DVD of the Week: Husbands and Wives

It has long been common knowledge that Woody Allen’s 1992 feature “Husbands and Wives” (which I discuss in this clip) reflected the state of tension with his longtime companion Mia Farrow as he was beginning a romantic relationship with her adoptive daughter, Soon-Yi Previn. (Jess Cagle wrote about the movie’s production in Entertainment Weekly at the time, soon after the magazine published an unsigned report on the subject.) The movie is Allen’s most furiously emotional work, both in its substance and its style. But what’s surprising is its long-span connection to Allen’s most recent film, “Midnight in Paris”: in this new work, Allen displays his fascination with the American expats of the Jazz Age, and brings to life, in the movie’s flashback sequences, a somewhat halcyon version of the Parisian literary scene immortalized in Ernest Hemingway’s “A Moveable Feast” and Gertrude Stein’s “The Autobiography of Alice B. Toklas.” Though “Husbands and Wives” is set in contemporary New York, one of its key plot elements—the loss, by the young woman played by Juliette Lewis, of the only existing typescript of a novel by Allen’s character, Gabe Roth—is derived from an episode from that autobiographical work of Hemingway’s, concerning his first wife, Hadley; it’s in the chapter called “Hunger Was Good Discipline”; here, the writer speaks of his story “My Old Man”:

It was one of two stories I had left when everything I had written was stolen in Hadley’s suitcase that time at the Gare de Lyon when she was bringing the manuscripts down to me to Lausanne as a surprise, so I could work on them on our holidays in the mountains.
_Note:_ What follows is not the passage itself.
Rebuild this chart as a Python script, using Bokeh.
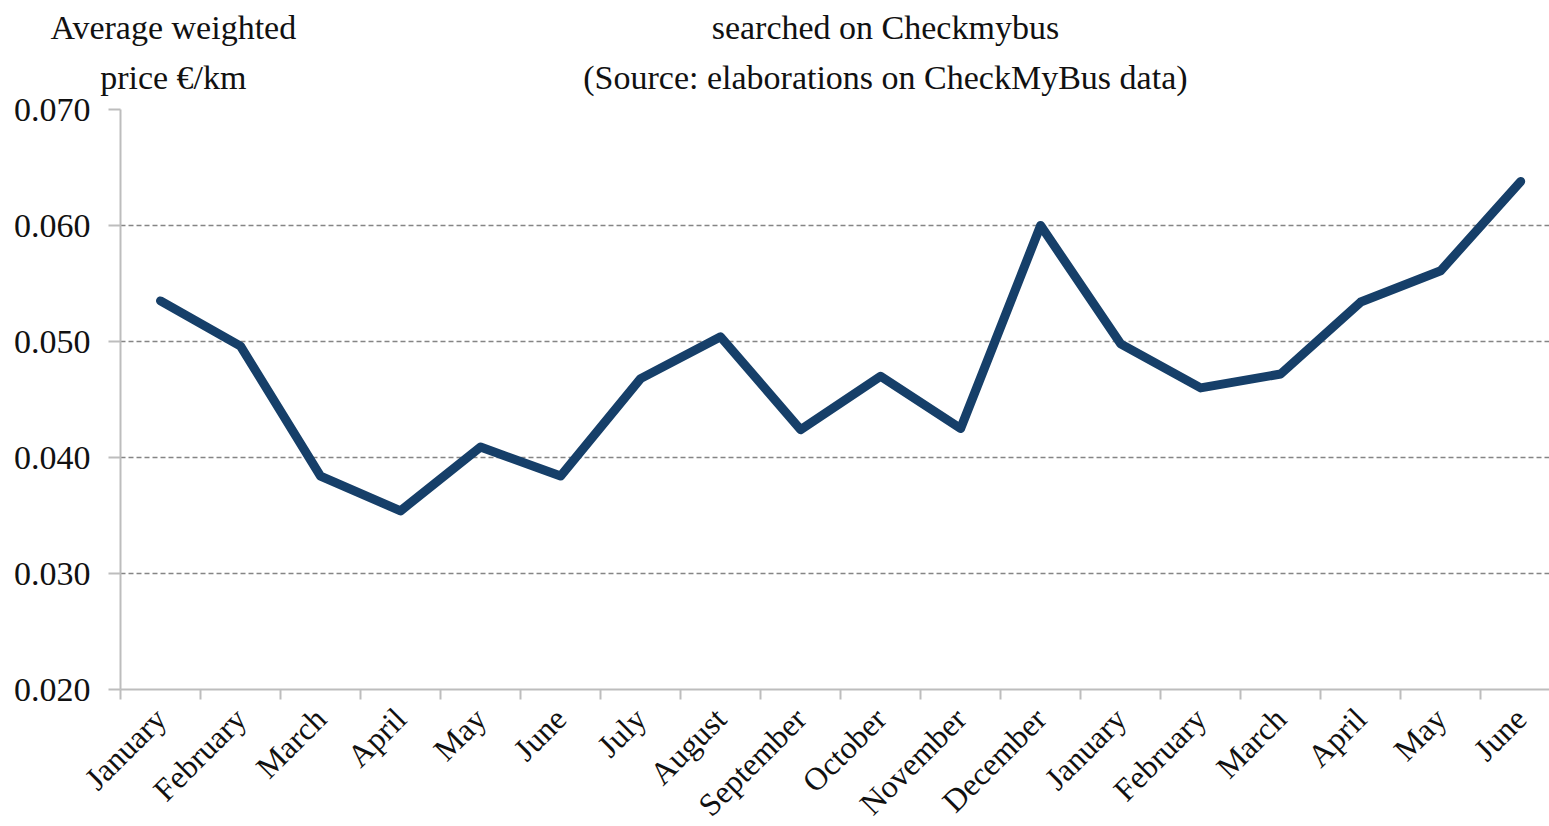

She had put in the originals, the typescripts and the carbons, all in manila folders.

About the time that followed, Hemingway wrote, “It was a bad time and I did not think I could write any more then….” In “Husbands and Wives,” Allen takes the theme and makes it his own: things work out differently, a little more simply in some ways, but with some particular difficulties that are, artistically, among Allen’s own lifelong subjects.